Sekalipun Buya Hamka tidak didudukkan sebagai Pimpinan Redaksi, tidak
jadi soal, karena ini adalah strategi untuk memuluskan dua kepentinga,
yaitu: menyelamatkan umat Islam dan angkatan darat yang sama-sama
berkolaborasi menyelamatkan bangsa dalam melawan komunisme saat itu.
Ternyata yang puny aide dan yang membiayai penerbitan Gema Islam ini
adalah Jenderal Abdul Haruis Nasution sendiri yang waktu itu menjabat
sebagai KASAD.
Saat itu, kaum komunis berada di atas angin dan berupaya mengucilkan
peranan ulama Islam. Buya Hamka yang mewakili budayawan Islam juga
diserang martabatnya oleh organisasi kebudayaan PNI, yaitu Lembaga
Kebudayaan Nasional. Harian Bintang Timur yang merupakan corong komunis
mencaci maki Buya Hamka soal bukunya “Tenggelamnya Kapal Vanderwijk”.

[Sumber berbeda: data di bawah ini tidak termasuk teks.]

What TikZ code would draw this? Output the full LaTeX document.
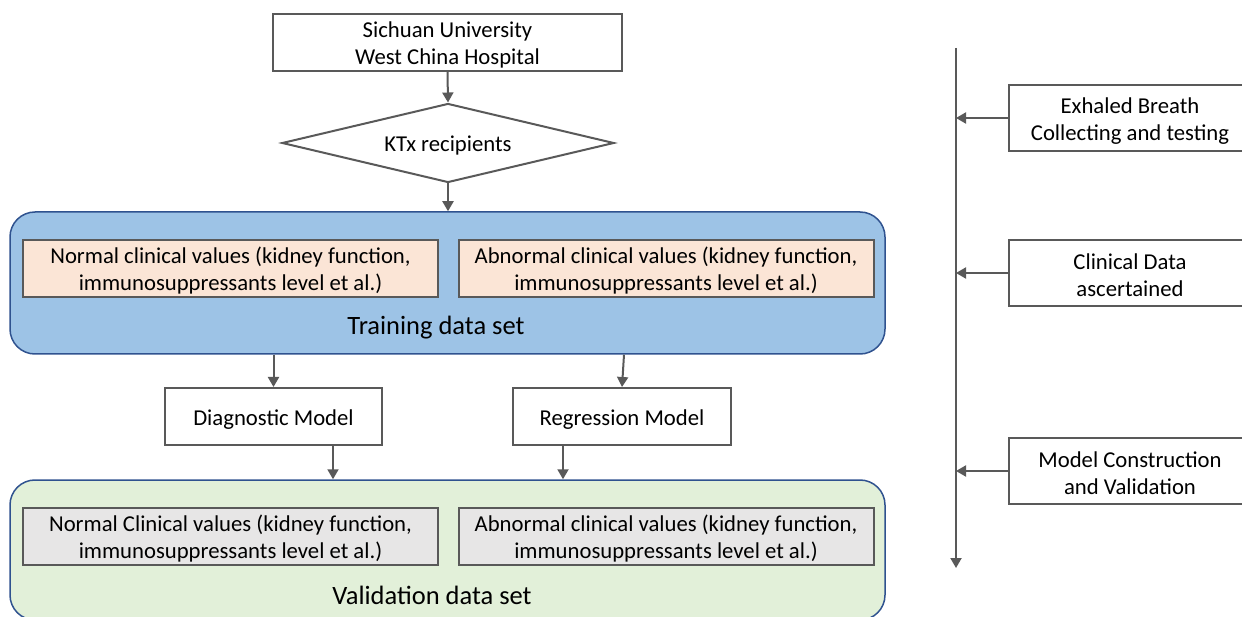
\documentclass[tikz,border=0pt]{standalone}
\usepackage{fontspec}
\setmainfont{Carlito}
\usetikzlibrary{shapes.geometric,arrows.meta}
\definecolor{ln}{HTML}{595959}
\definecolor{bluefill}{HTML}{9DC3E6}
\definecolor{blueline}{HTML}{2F528F}
\definecolor{greenfill}{HTML}{E2F0D9}
\definecolor{peach}{HTML}{FBE5D6}
\definecolor{grayfill}{HTML}{E7E6E6}
\begin{document}
\begin{tikzpicture}[x=1pt,y=-1pt,
  every node/.style={font=\fontsize{22.7}{27}\selectfont, align=center, inner sep=0pt, text height=21pt},
  twoline/.style={text height=48pt},
  box/.style={draw=ln, line width=2pt, fill=white, minimum height=57pt},
  sidebox/.style={box, twoline, minimum width=242pt, minimum height=66pt},
  valbox/.style={draw=ln, line width=2pt, twoline, minimum width=415pt, minimum height=57pt},
  group/.style={draw=blueline, line width=1.5pt, rounded corners=25pt},
  arr/.style={draw=ln, line width=2pt, -{Triangle[length=10pt,width=11pt]}},
  big/.style={font=\fontsize{26.5}{30}\selectfont, text height=24pt}
]
\useasboundingbox (0,0) rectangle (1242,617);

% top
\node[box, twoline, minimum width=349pt] (uni) at (447.5,42.5) {Sichuan University\\West China Hospital};
\node[draw=ln, line width=2pt, diamond, aspect=4.2, minimum width=332pt, minimum height=79pt] (ktx) at (448,143) {KTx recipients};

% training group
\node[group, fill=bluefill, minimum width=875pt, minimum height=142pt] (train) at (447.5,283) {};
\node[valbox, fill=peach] (tn) at (230.5,268.5) {Normal clinical values (kidney function,\\immunosuppressants level et al.)};
\node[valbox, fill=peach] (ta) at (666,268.5) {Abnormal clinical values (kidney function,\\immunosuppressants level et al.)};
\node[big] (tlabel) at (436,325) {Training data set};

% models
\node[box, minimum width=217pt] (diag) at (273.5,416.5) {Diagnostic Model};
\node[box, minimum width=218pt] (reg) at (622,416.5) {Regression Model};

% validation group
\node[group, fill=greenfill, minimum width=875pt, minimum height=140pt] (val) at (447.5,550) {};
\node[valbox, fill=grayfill] (vn) at (230.5,536.5) {Normal Clinical values (kidney function,\\immunosuppressants level et al.)};
\node[valbox, fill=grayfill] (va) at (666,536.5) {Abnormal clinical values (kidney function,\\immunosuppressants level et al.)};
\node[big] (vlabel) at (432,593) {Validation data set};

% arrows
\draw[arr] (uni.south) -- (ktx.north);
\draw[arr] (ktx.south) -- (ktx.south |- train.north);
\draw[arr] (diag.north |- train.south) -- (diag.north);
\draw[arr] ([xshift=2pt]reg.north |- train.south) -- (reg.north);
\draw[arr] ([xshift=59.5pt]diag.south) -- ([xshift=59.5pt]diag.south |- val.north);
\draw[arr] ([xshift=-59pt]reg.south) -- ([xshift=-59pt]reg.south |- val.north);

% right timeline
\coordinate (vtop) at (956,48);
\coordinate (vbot) at (956,568);
\draw[arr] (vtop) -- (vbot);
\node[sidebox] (eb) at (1130,118) {Exhaled Breath\\Collecting and testing};
\node[sidebox] (cd) at (1130,273) {Clinical Data\\ascertained};
\node[sidebox] (mc) at (1130,471) {Model Construction\\and Validation};
\draw[arr] (eb.west) -- (eb.west -| vtop);
\draw[arr] (cd.west) -- (cd.west -| vtop);
\draw[arr] (mc.west) -- (mc.west -| vtop);
\end{tikzpicture}
\end{document}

Berbulan-bulan lamanya beliau dituduh sebagai plagiator karya sastra.
Setelah itu Buya ditangkap, bukan lagi soal sastra atau soal dakwahnya,
melainkan karena kena UU Anti-Subversif, yaitu tuduhan mengadakan
komplotan hendak membunuh presiden Soekarno.
Hadirnya Gema Islam sebelum beliau ditangkap, telah memupuk rasa
keislaman umat saat itu. Wartawan Tiga Zaman Rosihan Anwar mencatatnya
dalam kenang-kenangan 70 tahun Buya Hamka. Rosihan menuturkan, bahwa
dengan terbitnya Gema Islam itu telah mengumandang dengan santer dakwah
Islamiyah. Ia melihat posisi kedudukan umat Islam saat itu terdesak dan
terjepit. Secara politik Partai Komunias Indonesia (PKI) sedang mendapat
angin dari Soekarno, dan mereka tidak ingin mengabaikan kesempatan
untuk mengucilkan golongan Islam dari gelanggang politik nasional.
Ada yang menarik dari Buya Hamka, soal pelurusan sejarah masuknya
Islam ke Nusantara. Ia punya pandangan lain. Beliau mengatakan, Islam
masuk bukan di abad pertengahan dan bukan pula dari India. Justru pada
abad VI atau ke-VII dan langsung dari Hijaz atau Arab. Kalau ada yang
mengatakan dari India, maka bisa saja sejarah itu disimpangkan
orientalis untuk kepentingan sesuatu.